Give the lines of the material verbatim, from the first line to the line with "1.46, 3.02, 6.69]", including both.
***
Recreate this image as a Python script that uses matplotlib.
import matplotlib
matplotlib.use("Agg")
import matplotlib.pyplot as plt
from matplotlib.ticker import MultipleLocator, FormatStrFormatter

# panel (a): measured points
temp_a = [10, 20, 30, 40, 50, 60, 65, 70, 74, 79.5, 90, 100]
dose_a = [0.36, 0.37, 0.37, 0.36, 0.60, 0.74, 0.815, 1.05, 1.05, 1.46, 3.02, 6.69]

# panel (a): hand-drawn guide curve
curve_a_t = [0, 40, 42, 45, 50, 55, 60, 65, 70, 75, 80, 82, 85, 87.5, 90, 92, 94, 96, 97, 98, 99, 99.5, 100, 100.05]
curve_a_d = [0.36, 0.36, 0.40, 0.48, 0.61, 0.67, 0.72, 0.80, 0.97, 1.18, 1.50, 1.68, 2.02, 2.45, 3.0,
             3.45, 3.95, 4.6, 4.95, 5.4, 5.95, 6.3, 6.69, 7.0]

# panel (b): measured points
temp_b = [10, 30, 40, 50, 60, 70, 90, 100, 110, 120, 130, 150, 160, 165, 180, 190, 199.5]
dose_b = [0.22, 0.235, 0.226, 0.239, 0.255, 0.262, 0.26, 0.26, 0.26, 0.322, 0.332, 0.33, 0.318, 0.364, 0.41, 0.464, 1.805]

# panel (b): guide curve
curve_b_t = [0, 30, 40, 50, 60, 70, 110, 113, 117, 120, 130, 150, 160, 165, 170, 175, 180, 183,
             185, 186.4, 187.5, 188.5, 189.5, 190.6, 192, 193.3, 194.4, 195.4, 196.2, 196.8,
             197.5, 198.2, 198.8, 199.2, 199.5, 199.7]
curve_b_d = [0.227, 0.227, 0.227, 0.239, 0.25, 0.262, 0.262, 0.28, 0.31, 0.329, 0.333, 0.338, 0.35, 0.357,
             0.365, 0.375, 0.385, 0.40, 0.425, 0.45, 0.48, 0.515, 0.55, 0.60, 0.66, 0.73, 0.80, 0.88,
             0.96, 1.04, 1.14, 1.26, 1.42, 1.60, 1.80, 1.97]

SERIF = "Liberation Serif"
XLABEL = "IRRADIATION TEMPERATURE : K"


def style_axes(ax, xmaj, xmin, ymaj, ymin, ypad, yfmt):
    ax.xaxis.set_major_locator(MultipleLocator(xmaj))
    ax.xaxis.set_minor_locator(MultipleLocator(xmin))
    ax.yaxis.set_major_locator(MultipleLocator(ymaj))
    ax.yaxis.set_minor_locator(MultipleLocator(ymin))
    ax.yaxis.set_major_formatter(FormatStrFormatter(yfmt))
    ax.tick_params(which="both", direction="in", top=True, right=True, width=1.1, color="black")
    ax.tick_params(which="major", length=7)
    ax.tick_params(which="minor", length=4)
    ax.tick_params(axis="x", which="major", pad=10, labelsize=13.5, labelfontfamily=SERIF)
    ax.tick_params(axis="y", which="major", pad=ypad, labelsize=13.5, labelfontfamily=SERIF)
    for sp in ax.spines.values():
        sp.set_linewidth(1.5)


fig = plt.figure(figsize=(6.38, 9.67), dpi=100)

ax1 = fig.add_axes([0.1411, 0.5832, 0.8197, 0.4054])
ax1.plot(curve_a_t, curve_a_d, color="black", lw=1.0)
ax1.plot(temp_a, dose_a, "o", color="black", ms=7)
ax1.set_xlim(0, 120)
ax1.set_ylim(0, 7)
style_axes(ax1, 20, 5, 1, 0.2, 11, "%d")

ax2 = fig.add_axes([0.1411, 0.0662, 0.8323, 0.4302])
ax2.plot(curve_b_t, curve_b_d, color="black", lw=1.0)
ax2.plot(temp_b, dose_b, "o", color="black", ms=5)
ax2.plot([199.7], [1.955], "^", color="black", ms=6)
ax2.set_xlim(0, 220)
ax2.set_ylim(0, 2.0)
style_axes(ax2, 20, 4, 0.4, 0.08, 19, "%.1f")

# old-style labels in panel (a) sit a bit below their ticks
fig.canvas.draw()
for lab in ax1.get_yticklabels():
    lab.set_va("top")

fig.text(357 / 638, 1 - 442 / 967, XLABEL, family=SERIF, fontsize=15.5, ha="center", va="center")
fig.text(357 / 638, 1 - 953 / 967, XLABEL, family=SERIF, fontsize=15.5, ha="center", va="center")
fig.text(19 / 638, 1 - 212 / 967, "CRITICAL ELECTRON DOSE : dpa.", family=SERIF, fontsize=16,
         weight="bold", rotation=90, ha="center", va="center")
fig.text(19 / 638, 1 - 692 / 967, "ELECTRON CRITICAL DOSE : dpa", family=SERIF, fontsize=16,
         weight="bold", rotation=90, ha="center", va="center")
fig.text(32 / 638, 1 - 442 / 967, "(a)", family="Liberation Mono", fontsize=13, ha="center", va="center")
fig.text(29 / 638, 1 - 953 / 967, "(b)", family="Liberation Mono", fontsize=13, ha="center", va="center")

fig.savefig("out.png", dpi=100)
***
▸ RESULT FOR THIS TASK
Recreate this image as a Python script that uses matplotlib.
import matplotlib
matplotlib.use("Agg")
import matplotlib.pyplot as plt
from matplotlib.ticker import MultipleLocator, FormatStrFormatter

# panel (a): measured points
temp_a = [10, 20, 30, 40, 50, 60, 65, 70, 74, 79.5, 90, 100]
dose_a = [0.36, 0.37, 0.37, 0.36, 0.60, 0.74, 0.815, 1.05, 1.05, 1.46, 3.02, 6.69]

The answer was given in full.